Si bien en un principio hubo un completo hermetismo en torno a estos documentos, cuando la noticia ya desaparecía de las tapas de los periódicos se supo que Passera y Franchini mantenían una relación secreta e íntima. “Durante la requisa se secuestraron cartas amorosas comprometedoras para la viuda de la víctima”, publicó la revista Caras y Caretas.
La viuda confirmaría durante los interrogatorios que solían verse en la casa de la calle Rodríguez Peña cuando Meano trabajaba, aunque subrayó que solo eran encuentros en los que Passera se presentaba para pedirle dinero, ropa o trabajo. Pero esta excusa también cayó rápidamente y una semana después de la muerte del ingeniero Luisa Franchini fue acusada de encubrimiento.
Como ella se negaba a declarar en sede judicial y mediante escritos presentados por su abogado intentó eludir a las autoridades, finalmente el juez fue hasta su casa para tomarle declaración. El 8 de junio de 1904 la interrogó desde el mediodía hasta entrada la noche, y la detuvo durante dos días. Finalmente le concedió la posibilidad regresar a su hogar, pero quedó vinculada al proceso porque el juez consideró que, conociendo la existencia de elementos probatorios capaces de arrojar luz sobre las pulsiones homicidas de Passera, ella había decidido no facilitarlos a los investigadores.
Tres meses después, en un hecho azaroso que no guardaba relación con el homicidio del ingeniero, la viuda fue baleada por otro empleado de limpieza de su casa. Iracundo porque también él había sido despedido, sorprendió a la mujer en el dormitorio principal y gatilló tres veces con intención de matarla, pero solo salió un proyectil, que dio en uno de los brazos de la víctima. Luego, el empleado se suicidó sobre la misma cama de dos plazas en la que solía dormir Meano antes de ser asesinado.
En cuanto al caso principal, Passera fue condenado a 17 años de prisión. La viuda terminó exculpada, aunque debió volver a Italia.
Huérfano e inmigrante
“Si es cierto que la arquitectura es un gran libro en el que desde hace muchos siglos los pueblos vienen registrando con letras indelebles sus ideales, y las religiones sus símbolos, llegará un día en que -recorriendo las hojas del eterno libro- las generaciones futuras encontrarán la antigua temperancia representada por majestuosas páginas de granito y la moderna inquietud representada por mezquinas páginas de argamasa”, escribió el ingeniero Meano en 1895.
Ese mismo año, entre 17 concursantes que presentaron un total de 29 proyectos, él fue escogido para encabezar la construcción del Congreso de la Nación.
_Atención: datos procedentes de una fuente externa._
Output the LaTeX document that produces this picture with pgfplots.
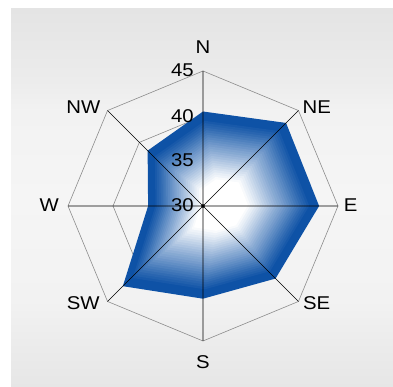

Al momento de ser asesinado, mientras desarrollaba esa obra, tenía 44 años. Nació en 1860 en Italia y sus padres habían muerto cuando él era solo un niño. Fue educado por un hermano suyo, Cesare, que también era ingeniero y lo impulsó a estudiar en una escuela técnica de Turín, donde Meano se especializó en geometría y quedó fascinado por la arquitectura de esa ciudad.
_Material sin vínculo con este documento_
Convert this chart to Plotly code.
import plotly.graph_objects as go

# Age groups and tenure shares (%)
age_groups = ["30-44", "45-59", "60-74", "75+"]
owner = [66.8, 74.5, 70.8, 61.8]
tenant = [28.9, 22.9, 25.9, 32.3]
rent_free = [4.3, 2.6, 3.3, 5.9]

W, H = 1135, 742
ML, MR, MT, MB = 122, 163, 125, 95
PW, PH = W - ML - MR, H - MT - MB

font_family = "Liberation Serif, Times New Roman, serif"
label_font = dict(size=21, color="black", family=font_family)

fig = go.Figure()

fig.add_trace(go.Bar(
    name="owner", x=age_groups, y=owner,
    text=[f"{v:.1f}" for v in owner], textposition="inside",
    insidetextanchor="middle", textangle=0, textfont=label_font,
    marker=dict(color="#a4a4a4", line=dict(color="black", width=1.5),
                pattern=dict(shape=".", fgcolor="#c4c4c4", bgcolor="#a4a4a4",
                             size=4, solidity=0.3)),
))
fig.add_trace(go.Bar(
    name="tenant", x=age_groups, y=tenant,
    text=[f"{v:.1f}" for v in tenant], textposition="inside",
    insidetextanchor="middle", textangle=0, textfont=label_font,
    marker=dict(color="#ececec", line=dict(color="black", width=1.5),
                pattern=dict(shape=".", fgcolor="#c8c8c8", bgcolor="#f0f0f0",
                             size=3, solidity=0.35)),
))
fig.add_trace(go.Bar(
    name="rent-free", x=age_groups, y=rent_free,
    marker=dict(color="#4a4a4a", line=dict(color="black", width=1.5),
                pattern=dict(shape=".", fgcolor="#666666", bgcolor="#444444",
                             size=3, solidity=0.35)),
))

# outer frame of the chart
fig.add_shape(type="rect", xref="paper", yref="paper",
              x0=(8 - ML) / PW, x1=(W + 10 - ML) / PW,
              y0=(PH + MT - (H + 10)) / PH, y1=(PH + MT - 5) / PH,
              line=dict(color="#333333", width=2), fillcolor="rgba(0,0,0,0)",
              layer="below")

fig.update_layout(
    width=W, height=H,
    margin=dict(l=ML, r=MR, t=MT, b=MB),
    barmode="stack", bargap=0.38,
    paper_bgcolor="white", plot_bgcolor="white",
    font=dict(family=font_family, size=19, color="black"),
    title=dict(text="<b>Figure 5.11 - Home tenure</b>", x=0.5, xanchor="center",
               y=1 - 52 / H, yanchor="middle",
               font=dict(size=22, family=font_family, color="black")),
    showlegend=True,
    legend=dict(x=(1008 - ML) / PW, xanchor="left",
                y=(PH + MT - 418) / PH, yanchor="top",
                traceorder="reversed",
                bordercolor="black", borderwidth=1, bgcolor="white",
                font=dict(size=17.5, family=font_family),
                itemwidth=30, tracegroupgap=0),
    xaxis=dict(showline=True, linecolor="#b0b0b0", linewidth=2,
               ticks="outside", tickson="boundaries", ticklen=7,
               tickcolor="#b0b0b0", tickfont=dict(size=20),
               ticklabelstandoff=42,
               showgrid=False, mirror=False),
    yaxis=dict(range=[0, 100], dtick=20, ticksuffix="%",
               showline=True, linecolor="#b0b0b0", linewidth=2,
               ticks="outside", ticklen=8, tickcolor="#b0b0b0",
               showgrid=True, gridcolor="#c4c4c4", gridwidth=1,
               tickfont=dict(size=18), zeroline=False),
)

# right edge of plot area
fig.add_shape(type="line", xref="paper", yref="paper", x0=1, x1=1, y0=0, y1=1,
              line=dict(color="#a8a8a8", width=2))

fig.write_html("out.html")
Según consta en un documento del Instituto de Arte Americano e Investigaciones Estéticas (IAA) de la Universidad de Buenos Aires (UBA), quienes lo conocieron en aquella época destacan de él “una gran predisposición para el dibujo que lo conduce frecuentemente al retrato y a la miniatura”. Desde muy pequeño a Vittorio Meano le llamaban la atención los monumentos y tenía un vínculo muy estrecho con la literatura.
Meano decidió viajar a la Argentina en 1884, alentado desde el año anterior por el arquitecto Tamburini, que ya trabajaba aquí para el gobierno; ambos entablarían una fuerte amistad que los llevó a diseñar conjuntamente -entre 1889 y 1891- el Teatro Colón, junto con otros especialistas de la época como Gino Aliosi, Domingo Selva y Bruno Avenati.
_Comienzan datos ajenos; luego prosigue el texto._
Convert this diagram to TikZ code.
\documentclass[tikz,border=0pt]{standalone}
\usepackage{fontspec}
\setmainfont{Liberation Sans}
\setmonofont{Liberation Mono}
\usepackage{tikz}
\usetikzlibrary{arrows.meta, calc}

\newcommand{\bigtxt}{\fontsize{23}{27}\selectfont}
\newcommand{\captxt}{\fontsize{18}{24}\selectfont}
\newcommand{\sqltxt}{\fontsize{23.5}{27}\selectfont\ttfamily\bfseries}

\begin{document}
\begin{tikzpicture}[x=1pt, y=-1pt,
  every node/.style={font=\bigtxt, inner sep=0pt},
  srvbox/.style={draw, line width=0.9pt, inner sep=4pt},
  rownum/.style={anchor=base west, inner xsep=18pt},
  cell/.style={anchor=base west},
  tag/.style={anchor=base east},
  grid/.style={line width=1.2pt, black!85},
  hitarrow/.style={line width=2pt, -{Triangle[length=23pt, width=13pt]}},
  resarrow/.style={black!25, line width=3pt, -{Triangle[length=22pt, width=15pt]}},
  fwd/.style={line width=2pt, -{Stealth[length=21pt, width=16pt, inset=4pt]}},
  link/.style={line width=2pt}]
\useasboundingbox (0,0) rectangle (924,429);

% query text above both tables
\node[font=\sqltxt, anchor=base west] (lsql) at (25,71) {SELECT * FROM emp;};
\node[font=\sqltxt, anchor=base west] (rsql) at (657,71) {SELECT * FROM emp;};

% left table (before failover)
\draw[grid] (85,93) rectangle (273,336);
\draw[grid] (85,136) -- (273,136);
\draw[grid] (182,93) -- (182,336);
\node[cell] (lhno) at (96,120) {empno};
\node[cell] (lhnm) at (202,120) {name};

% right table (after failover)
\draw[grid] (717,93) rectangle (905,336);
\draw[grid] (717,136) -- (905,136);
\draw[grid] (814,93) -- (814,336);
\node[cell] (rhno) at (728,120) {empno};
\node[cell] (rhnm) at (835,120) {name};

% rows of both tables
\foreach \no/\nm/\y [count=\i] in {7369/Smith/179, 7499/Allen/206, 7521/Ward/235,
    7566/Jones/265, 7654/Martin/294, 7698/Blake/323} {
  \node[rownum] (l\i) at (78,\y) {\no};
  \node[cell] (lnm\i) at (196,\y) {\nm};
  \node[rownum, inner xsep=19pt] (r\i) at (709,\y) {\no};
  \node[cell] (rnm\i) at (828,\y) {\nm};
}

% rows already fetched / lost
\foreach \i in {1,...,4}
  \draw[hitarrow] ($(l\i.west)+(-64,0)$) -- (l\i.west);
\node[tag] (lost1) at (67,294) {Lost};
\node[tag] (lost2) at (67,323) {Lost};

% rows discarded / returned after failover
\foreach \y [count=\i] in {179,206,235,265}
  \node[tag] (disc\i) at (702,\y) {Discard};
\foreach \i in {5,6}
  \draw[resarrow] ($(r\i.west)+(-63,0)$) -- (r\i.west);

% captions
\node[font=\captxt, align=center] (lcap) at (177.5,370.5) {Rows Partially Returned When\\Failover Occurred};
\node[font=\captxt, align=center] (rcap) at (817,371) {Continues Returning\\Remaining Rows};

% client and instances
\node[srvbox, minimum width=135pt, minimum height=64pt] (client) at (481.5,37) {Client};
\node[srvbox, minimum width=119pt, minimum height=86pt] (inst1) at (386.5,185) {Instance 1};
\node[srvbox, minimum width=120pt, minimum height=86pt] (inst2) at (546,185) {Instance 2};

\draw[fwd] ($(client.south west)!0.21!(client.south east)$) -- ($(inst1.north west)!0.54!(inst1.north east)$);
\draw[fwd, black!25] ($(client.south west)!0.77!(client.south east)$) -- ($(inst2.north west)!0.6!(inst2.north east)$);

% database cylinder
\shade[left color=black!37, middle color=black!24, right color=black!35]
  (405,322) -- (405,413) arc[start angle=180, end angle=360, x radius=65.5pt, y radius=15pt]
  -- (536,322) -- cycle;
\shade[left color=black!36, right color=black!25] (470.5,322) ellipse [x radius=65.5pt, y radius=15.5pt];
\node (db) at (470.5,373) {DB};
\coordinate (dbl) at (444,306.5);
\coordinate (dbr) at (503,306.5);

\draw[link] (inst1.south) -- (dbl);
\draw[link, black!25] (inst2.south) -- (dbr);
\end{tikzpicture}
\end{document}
Él mismo describió en un diario personal el trabajo en el Teatro Colón con el tono narrativo de la época: “El género de arquitectura que hemos adoptado, que no llamaremos estilo -por ser demasiado manierato-, quisiera tener los caracteres generales del Renacimiento Italiano, alternados con la buena distribución y solidez de detalles propias de la arquitectura alemana, y la gracia, variedad y bizarría de ornamentación propias de la arquitectura francesa”.
Al mismo tiempo Vittorio Meano construyó y diseñó, también, la casa de la calle Rodríguez Peña y casi Rivadavia donde fue asesinado, vivienda que el documento del IAA describe como un sitio con “orden, sencillez y gracia”.
Como el ingeniero turinés murió el 1º de junio de 1904, no llegó a saber que su proyecto “Agraciada” iba a ser elegido poco después por un tribunal que, entre 27 diseños, se decidió por el suyo para el nuevo Congreso de Uruguay. Sin embargo, el crimen alteró esos planes y, finalmente, la construcción del edificio parlamentario siguió un rumbo distinto.